— BEGIN Available records —
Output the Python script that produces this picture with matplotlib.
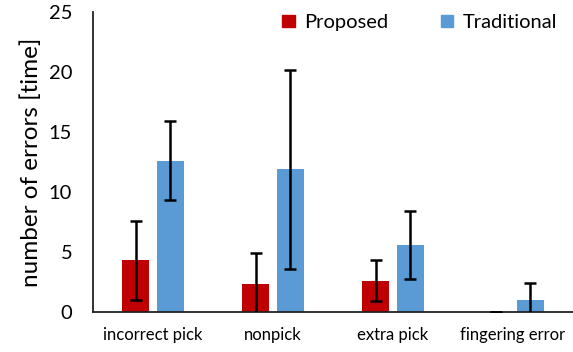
import matplotlib
matplotlib.use("Agg")
import matplotlib.pyplot as plt
import numpy as np
from matplotlib.patches import Patch

categories = ["incorrect pick", "nonpick", "extra pick", "fingering error"]
series_names = ["Proposed", "Traditional"]
proposed = [4.3, 2.3, 2.6, 0.0]
proposed_err = [3.3, 2.6, 1.7, 0.0]
traditional = [12.6, 11.9, 5.6, 1.0]
traditional_err = [3.3, 8.3, 2.85, 1.42]
y_ticks = [0, 5, 10, 15, 20, 25]

plt.rcParams["font.family"] = ["Lato", "DejaVu Sans"]

red = "#C00000"
blue = "#5B9BD5"

fig = plt.figure(figsize=(5.73, 3.52), dpi=100)
ax = fig.add_axes([93 / 573, 40 / 352, 480 / 573, 300 / 352])

x = np.arange(len(categories))
w = 0.225
off = 0.143

ax.bar(x - off, proposed, w, color=red, zorder=2)
ax.bar(x + off, traditional, w, color=blue, zorder=2)
ekw = dict(fmt="none", ecolor="black", elinewidth=1.8, capsize=4.2, capthick=1.8, zorder=3)
ax.errorbar(x - off, proposed, yerr=proposed_err, **ekw)
ax.errorbar(x + off, traditional, yerr=traditional_err, **ekw)

ax.set_xlim(-0.5, len(categories) - 0.5)
ax.set_ylim(0, 25)
ax.set_yticks(y_ticks)
ax.set_yticklabels([str(t) for t in y_ticks], fontsize=14.5)
ax.set_xticks(x)
ax.set_xticklabels(categories, fontsize=12)
ax.tick_params(axis="both", length=0)
ax.tick_params(axis="y", pad=15)
ax.tick_params(axis="x", pad=11)
ax.set_ylabel("number of errors [time]", fontsize=17.5, labelpad=5)

for s in ["top", "right"]:
    ax.spines[s].set_visible(False)
for s in ["left", "bottom"]:
    ax.spines[s].set_linewidth(1.3)
    ax.spines[s].set_color("#222222")

handles = [Patch(color=red, label=series_names[0]), Patch(color=blue, label=series_names[1])]
ax.legend(handles=handles, loc="upper right", bbox_to_anchor=(0.985, 1.02), ncol=2,
          frameon=False, fontsize=14.5, handlelength=0.6, handleheight=0.6,
          handletextpad=0.5, columnspacing=2.6, borderaxespad=0)

fig.savefig("out.png", dpi=100)
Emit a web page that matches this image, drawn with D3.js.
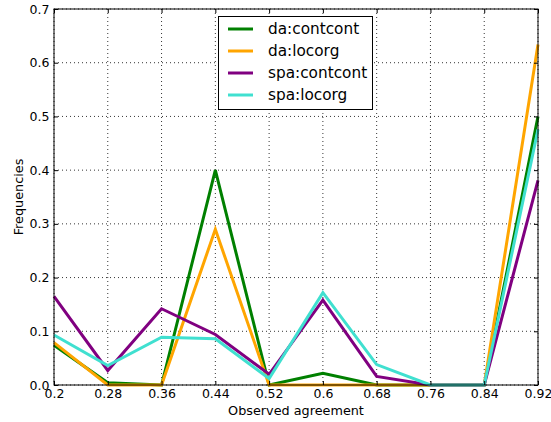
— END Available records —
» **Required work**: Write out nothing but the lines from the start of the data through the line with "from matplotlib.patches import Patch". Leave out the pictures.

» **Answer to the exercise**:
Output the Python script that produces this picture with matplotlib.
import matplotlib
matplotlib.use("Agg")
import matplotlib.pyplot as plt
import numpy as np
from matplotlib.patches import Patch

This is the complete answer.